* begin Data provided *
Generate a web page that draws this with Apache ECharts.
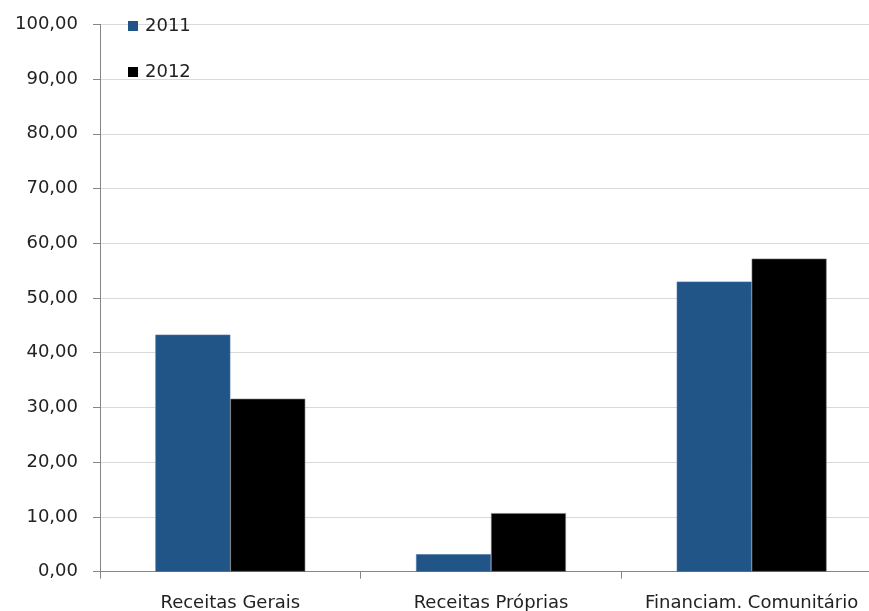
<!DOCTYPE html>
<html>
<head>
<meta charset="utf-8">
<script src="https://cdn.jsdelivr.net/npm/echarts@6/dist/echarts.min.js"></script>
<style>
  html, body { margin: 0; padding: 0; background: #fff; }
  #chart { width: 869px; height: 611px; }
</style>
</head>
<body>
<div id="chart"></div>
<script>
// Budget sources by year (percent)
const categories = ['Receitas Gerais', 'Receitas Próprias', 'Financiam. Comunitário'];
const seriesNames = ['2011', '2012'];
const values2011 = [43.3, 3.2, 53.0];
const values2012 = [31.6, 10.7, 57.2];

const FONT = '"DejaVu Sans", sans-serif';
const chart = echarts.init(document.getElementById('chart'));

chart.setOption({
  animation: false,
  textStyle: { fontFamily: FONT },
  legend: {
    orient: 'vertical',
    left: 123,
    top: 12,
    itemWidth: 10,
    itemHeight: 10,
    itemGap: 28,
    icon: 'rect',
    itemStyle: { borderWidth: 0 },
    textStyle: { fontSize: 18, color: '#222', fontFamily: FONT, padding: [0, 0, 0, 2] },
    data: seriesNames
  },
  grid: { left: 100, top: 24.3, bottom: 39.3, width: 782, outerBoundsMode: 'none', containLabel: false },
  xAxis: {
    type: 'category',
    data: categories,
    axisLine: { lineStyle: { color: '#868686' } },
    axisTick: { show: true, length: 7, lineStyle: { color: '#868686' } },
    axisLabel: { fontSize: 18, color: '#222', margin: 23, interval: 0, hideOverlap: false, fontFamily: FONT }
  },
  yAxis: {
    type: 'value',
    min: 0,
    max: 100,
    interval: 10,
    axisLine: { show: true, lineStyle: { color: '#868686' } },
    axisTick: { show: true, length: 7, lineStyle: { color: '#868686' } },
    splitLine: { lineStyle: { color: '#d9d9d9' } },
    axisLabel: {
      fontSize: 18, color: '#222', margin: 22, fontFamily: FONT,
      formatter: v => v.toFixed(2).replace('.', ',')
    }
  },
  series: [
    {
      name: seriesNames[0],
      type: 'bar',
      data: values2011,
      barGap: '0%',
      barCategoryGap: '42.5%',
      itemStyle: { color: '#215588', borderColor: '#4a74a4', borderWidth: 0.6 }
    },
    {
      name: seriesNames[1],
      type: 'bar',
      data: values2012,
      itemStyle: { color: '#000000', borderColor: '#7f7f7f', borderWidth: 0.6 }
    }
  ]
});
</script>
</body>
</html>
* end Data provided *
Short problem
From the material above, reproduce everything verbatim except the pictures.

Answer
Generate a web page that draws this with Apache ECharts.
<!DOCTYPE html>
<html>
<head>
<meta charset="utf-8">
<script src="https://cdn.jsdelivr.net/npm/echarts@6/dist/echarts.min.js"></script>
<style>
  html, body { margin: 0; padding: 0; background: #fff; }
  #chart { width: 869px; height: 611px; }
</style>
</head>
<body>
<div id="chart"></div>
<script>
// Budget sources by year (percent)
const categories = ['Receitas Gerais', 'Receitas Próprias', 'Financiam. Comunitário'];
const seriesNames = ['2011', '2012'];
const values2011 = [43.3, 3.2, 53.0];
const values2012 = [31.6, 10.7, 57.2];

const FONT = '"DejaVu Sans", sans-serif';
const chart = echarts.init(document.getElementById('chart'));

chart.setOption({
  animation: false,
  textStyle: { fontFamily: FONT },
  legend: {
    orient: 'vertical',
    left: 123,
    top: 12,
    itemWidth: 10,
    itemHeight: 10,
    itemGap: 28,
    icon: 'rect',
    itemStyle: { borderWidth: 0 },
    textStyle: { fontSize: 18, color: '#222', fontFamily: FONT, padding: [0, 0, 0, 2] },
    data: seriesNames
  },
  grid: { left: 100, top: 24.3, bottom: 39.3, width: 782, outerBoundsMode: 'none', containLabel: false },
  xAxis: {
    type: 'category',
    data: categories,
    axisLine: { lineStyle: { color: '#868686' } },
    axisTick: { show: true, length: 7, lineStyle: { color: '#868686' } },
    axisLabel: { fontSize: 18, color: '#222', margin: 23, interval: 0, hideOverlap: false, fontFamily: FONT }
  },
  yAxis: {
    type: 'value',
    min: 0,
    max: 100,
    interval: 10,
    axisLine: { show: true, lineStyle: { color: '#868686' } },
    axisTick: { show: true, length: 7, lineStyle: { color: '#868686' } },
    splitLine: { lineStyle: { color: '#d9d9d9' } },
    axisLabel: {
      fontSize: 18, color: '#222', margin: 22, fontFamily: FONT,
      formatter: v => v.toFixed(2).replace('.', ',')
    }
  },
  series: [
    {
      name: seriesNames[0],
      type: 'bar',
      data: values2011,
      barGap: '0%',
      barCategoryGap: '42.5%',
      itemStyle: { color: '#215588', borderColor: '#4a74a4', borderWidth: 0.6 }
    },
    {
      name: seriesNames[1],
      type: 'bar',
      data: values2012,
      itemStyle: { color: '#000000', borderColor: '#7f7f7f', borderWidth: 0.6 }
    }
  ]
});
</script>
</body>
</html>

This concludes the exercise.